(Task instructions) Copy each line exactly. Drop every picture.

═════ Data records

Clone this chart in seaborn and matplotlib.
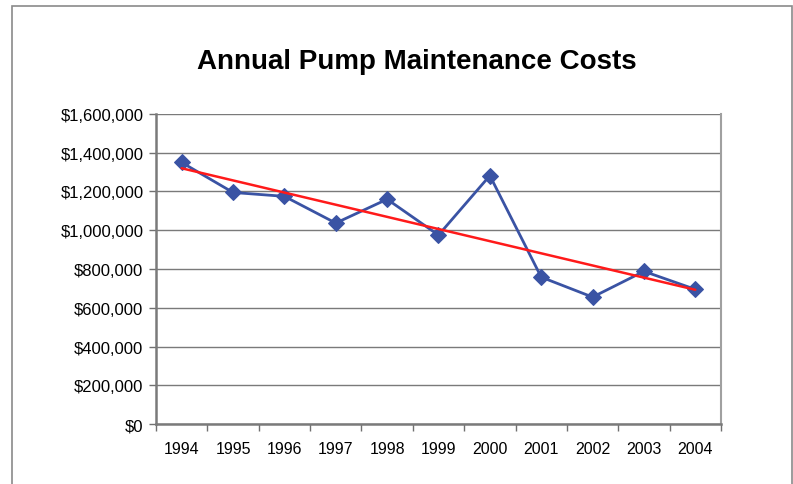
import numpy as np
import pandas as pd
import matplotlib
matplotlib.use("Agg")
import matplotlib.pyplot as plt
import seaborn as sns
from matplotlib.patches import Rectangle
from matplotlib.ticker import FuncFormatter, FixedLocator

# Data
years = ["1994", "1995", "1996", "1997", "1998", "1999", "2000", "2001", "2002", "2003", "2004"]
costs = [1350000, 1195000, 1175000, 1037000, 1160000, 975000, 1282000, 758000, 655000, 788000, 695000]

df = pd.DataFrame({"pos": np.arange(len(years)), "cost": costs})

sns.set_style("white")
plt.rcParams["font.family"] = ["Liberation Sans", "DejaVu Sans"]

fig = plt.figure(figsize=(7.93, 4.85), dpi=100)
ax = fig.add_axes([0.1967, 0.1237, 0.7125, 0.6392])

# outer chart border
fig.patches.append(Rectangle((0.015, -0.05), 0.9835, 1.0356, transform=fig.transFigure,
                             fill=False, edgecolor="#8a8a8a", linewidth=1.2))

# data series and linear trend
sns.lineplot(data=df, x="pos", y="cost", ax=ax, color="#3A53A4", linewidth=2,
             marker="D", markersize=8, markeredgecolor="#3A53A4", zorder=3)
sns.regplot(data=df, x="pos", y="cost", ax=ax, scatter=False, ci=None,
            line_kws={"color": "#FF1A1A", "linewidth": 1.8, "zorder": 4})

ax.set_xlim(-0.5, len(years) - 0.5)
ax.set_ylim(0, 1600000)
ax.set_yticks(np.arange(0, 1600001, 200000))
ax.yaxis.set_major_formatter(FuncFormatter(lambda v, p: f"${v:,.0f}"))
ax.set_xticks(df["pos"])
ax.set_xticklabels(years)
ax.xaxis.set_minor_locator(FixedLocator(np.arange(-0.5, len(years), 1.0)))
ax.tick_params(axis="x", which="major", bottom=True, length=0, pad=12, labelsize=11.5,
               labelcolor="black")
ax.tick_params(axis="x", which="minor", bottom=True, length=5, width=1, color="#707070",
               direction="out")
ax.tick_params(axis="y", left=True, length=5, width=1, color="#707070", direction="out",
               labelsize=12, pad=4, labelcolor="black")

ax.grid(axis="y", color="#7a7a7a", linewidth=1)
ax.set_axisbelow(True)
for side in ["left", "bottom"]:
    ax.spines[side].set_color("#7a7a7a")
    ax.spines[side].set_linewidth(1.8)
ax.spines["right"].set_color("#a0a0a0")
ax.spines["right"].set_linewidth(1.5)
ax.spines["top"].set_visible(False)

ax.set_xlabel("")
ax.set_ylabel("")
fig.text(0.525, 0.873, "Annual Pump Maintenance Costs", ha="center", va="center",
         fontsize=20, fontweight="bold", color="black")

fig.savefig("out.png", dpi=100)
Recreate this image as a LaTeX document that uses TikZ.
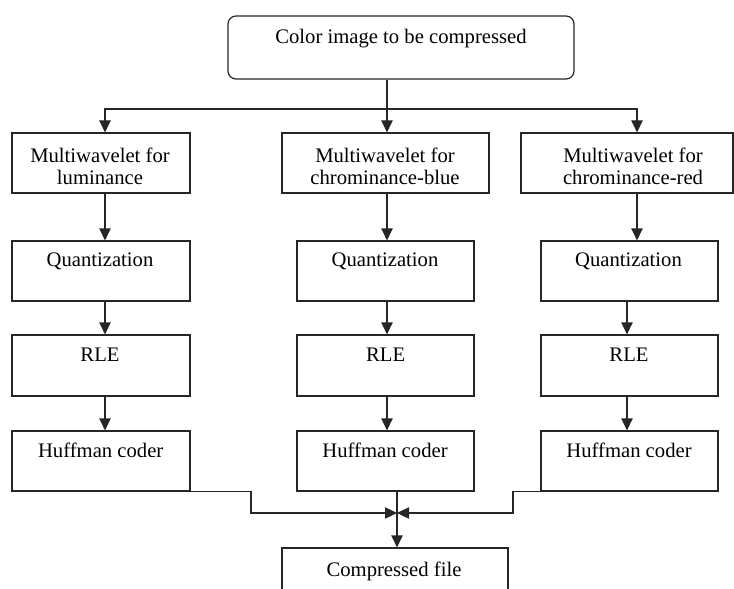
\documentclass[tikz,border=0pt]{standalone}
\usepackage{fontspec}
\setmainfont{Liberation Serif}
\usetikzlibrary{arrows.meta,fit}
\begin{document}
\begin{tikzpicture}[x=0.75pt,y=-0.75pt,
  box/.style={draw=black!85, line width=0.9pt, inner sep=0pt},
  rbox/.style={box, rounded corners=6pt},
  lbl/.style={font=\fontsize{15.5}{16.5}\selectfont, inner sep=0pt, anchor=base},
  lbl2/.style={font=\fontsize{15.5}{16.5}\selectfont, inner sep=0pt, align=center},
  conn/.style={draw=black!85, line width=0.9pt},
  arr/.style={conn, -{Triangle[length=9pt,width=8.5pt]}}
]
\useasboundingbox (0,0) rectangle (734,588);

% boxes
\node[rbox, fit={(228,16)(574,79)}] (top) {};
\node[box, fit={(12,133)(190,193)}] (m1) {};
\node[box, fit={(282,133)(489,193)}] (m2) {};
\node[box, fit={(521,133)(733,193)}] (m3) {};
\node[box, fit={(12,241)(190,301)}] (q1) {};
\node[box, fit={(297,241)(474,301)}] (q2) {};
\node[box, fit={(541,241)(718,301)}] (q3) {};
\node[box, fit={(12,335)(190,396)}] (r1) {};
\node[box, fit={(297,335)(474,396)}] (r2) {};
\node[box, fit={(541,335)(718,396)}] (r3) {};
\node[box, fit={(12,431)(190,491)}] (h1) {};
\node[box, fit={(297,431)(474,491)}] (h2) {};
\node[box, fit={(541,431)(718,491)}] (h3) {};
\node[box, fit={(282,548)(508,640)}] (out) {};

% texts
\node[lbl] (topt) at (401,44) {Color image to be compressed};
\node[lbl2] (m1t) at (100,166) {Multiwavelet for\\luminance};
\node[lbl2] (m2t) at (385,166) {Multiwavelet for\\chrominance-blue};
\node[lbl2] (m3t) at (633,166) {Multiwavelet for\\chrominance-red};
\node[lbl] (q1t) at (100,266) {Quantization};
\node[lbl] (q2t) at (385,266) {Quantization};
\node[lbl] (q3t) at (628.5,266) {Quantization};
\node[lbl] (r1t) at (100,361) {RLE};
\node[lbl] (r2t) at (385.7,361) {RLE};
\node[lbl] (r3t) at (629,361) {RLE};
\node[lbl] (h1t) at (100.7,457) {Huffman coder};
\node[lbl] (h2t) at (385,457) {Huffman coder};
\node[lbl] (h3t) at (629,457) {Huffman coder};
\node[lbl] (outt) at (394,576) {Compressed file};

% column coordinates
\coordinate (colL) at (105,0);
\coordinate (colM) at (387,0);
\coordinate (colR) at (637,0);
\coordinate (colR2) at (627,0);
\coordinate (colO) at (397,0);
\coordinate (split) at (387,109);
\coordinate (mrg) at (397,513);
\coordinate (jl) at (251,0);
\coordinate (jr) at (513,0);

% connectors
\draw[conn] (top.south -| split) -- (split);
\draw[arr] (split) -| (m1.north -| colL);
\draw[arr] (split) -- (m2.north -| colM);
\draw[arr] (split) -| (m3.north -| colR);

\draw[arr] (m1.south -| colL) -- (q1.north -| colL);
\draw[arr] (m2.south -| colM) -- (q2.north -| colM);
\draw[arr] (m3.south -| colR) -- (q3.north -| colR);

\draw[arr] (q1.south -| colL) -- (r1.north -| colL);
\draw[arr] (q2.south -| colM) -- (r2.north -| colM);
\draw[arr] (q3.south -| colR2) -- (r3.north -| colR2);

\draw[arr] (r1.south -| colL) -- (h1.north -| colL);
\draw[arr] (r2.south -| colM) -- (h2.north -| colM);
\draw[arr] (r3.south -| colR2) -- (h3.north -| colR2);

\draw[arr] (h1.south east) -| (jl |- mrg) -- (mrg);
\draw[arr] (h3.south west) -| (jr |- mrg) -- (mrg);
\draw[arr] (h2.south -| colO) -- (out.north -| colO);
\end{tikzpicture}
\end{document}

══════════

(Result of the exercise)
Clone this chart in seaborn and matplotlib.
import numpy as np
import pandas as pd
import matplotlib
matplotlib.use("Agg")
import matplotlib.pyplot as plt
import seaborn as sns
from matplotlib.patches import Rectangle
from matplotlib.ticker import FuncFormatter, FixedLocator

# Data
years = ["1994", "1995", "1996", "1997", "1998", "1999", "2000", "2001", "2002", "2003", "2004"]
costs = [1350000, 1195000, 1175000, 1037000, 1160000, 975000, 1282000, 758000, 655000, 788000, 695000]

df = pd.DataFrame({"pos": np.arange(len(years)), "cost": costs})

sns.set_style("white")
plt.rcParams["font.family"] = ["Liberation Sans", "DejaVu Sans"]

fig = plt.figure(figsize=(7.93, 4.85), dpi=100)
ax = fig.add_axes([0.1967, 0.1237, 0.7125, 0.6392])

# outer chart border
fig.patches.append(Rectangle((0.015, -0.05), 0.9835, 1.0356, transform=fig.transFigure,
                             fill=False, edgecolor="#8a8a8a", linewidth=1.2))

# data series and linear trend
sns.lineplot(data=df, x="pos", y="cost", ax=ax, color="#3A53A4", linewidth=2,
             marker="D", markersize=8, markeredgecolor="#3A53A4", zorder=3)
sns.regplot(data=df, x="pos", y="cost", ax=ax, scatter=False, ci=None,
            line_kws={"color": "#FF1A1A", "linewidth": 1.8, "zorder": 4})

ax.set_xlim(-0.5, len(years) - 0.5)
ax.set_ylim(0, 1600000)
ax.set_yticks(np.arange(0, 1600001, 200000))
ax.yaxis.set_major_formatter(FuncFormatter(lambda v, p: f"${v:,.0f}"))
ax.set_xticks(df["pos"])
ax.set_xticklabels(years)
ax.xaxis.set_minor_locator(FixedLocator(np.arange(-0.5, len(years), 1.0)))
ax.tick_params(axis="x", which="major", bottom=True, length=0, pad=12, labelsize=11.5,
               labelcolor="black")
ax.tick_params(axis="x", which="minor", bottom=True, length=5, width=1, color="#707070",
               direction="out")
ax.tick_params(axis="y", left=True, length=5, width=1, color="#707070", direction="out",
               labelsize=12, pad=4, labelcolor="black")

ax.grid(axis="y", color="#7a7a7a", linewidth=1)
ax.set_axisbelow(True)
for side in ["left", "bottom"]:
    ax.spines[side].set_color("#7a7a7a")
    ax.spines[side].set_linewidth(1.8)
ax.spines["right"].set_color("#a0a0a0")
ax.spines["right"].set_linewidth(1.5)
ax.spines["top"].set_visible(False)

ax.set_xlabel("")
ax.set_ylabel("")
fig.text(0.525, 0.873, "Annual Pump Maintenance Costs", ha="center", va="center",
         fontsize=20, fontweight="bold", color="black")

fig.savefig("out.png", dpi=100)
Recreate this image as a LaTeX document that uses TikZ.
\documentclass[tikz,border=0pt]{standalone}
\usepackage{fontspec}
\setmainfont{Liberation Serif}
\usetikzlibrary{arrows.meta,fit}
\begin{document}
\begin{tikzpicture}[x=0.75pt,y=-0.75pt,
  box/.style={draw=black!85, line width=0.9pt, inner sep=0pt},
  rbox/.style={box, rounded corners=6pt},
  lbl/.style={font=\fontsize{15.5}{16.5}\selectfont, inner sep=0pt, anchor=base},
  lbl2/.style={font=\fontsize{15.5}{16.5}\selectfont, inner sep=0pt, align=center},
  conn/.style={draw=black!85, line width=0.9pt},
  arr/.style={conn, -{Triangle[length=9pt,width=8.5pt]}}
]
\useasboundingbox (0,0) rectangle (734,588);

% boxes
\node[rbox, fit={(228,16)(574,79)}] (top) {};
\node[box, fit={(12,133)(190,193)}] (m1) {};
\node[box, fit={(282,133)(489,193)}] (m2) {};
\node[box, fit={(521,133)(733,193)}] (m3) {};
\node[box, fit={(12,241)(190,301)}] (q1) {};
\node[box, fit={(297,241)(474,301)}] (q2) {};
\node[box, fit={(541,241)(718,301)}] (q3) {};
\node[box, fit={(12,335)(190,396)}] (r1) {};
\node[box, fit={(297,335)(474,396)}] (r2) {};
\node[box, fit={(541,335)(718,396)}] (r3) {};
\node[box, fit={(12,431)(190,491)}] (h1) {};
\node[box, fit={(297,431)(474,491)}] (h2) {};
\node[box, fit={(541,431)(718,491)}] (h3) {};
\node[box, fit={(282,548)(508,640)}] (out) {};

% texts
\node[lbl] (topt) at (401,44) {Color image to be compressed};
\node[lbl2] (m1t) at (100,166) {Multiwavelet for\\luminance};
\node[lbl2] (m2t) at (385,166) {Multiwavelet for\\chrominance-blue};
\node[lbl2] (m3t) at (633,166) {Multiwavelet for\\chrominance-red};
\node[lbl] (q1t) at (100,266) {Quantization};
\node[lbl] (q2t) at (385,266) {Quantization};
\node[lbl] (q3t) at (628.5,266) {Quantization};
\node[lbl] (r1t) at (100,361) {RLE};
\node[lbl] (r2t) at (385.7,361) {RLE};
\node[lbl] (r3t) at (629,361) {RLE};
\node[lbl] (h1t) at (100.7,457) {Huffman coder};
\node[lbl] (h2t) at (385,457) {Huffman coder};
\node[lbl] (h3t) at (629,457) {Huffman coder};
\node[lbl] (outt) at (394,576) {Compressed file};

% column coordinates
\coordinate (colL) at (105,0);
\coordinate (colM) at (387,0);
\coordinate (colR) at (637,0);
\coordinate (colR2) at (627,0);
\coordinate (colO) at (397,0);
\coordinate (split) at (387,109);
\coordinate (mrg) at (397,513);
\coordinate (jl) at (251,0);
\coordinate (jr) at (513,0);

% connectors
\draw[conn] (top.south -| split) -- (split);
\draw[arr] (split) -| (m1.north -| colL);
\draw[arr] (split) -- (m2.north -| colM);
\draw[arr] (split) -| (m3.north -| colR);

\draw[arr] (m1.south -| colL) -- (q1.north -| colL);
\draw[arr] (m2.south -| colM) -- (q2.north -| colM);
\draw[arr] (m3.south -| colR) -- (q3.north -| colR);

\draw[arr] (q1.south -| colL) -- (r1.north -| colL);
\draw[arr] (q2.south -| colM) -- (r2.north -| colM);
\draw[arr] (q3.south -| colR2) -- (r3.north -| colR2);

\draw[arr] (r1.south -| colL) -- (h1.north -| colL);
\draw[arr] (r2.south -| colM) -- (h2.north -| colM);
\draw[arr] (r3.south -| colR2) -- (h3.north -| colR2);

\draw[arr] (h1.south east) -| (jl |- mrg) -- (mrg);
\draw[arr] (h3.south west) -| (jr |- mrg) -- (mrg);
\draw[arr] (h2.south -| colO) -- (out.north -| colO);
\end{tikzpicture}
\end{document}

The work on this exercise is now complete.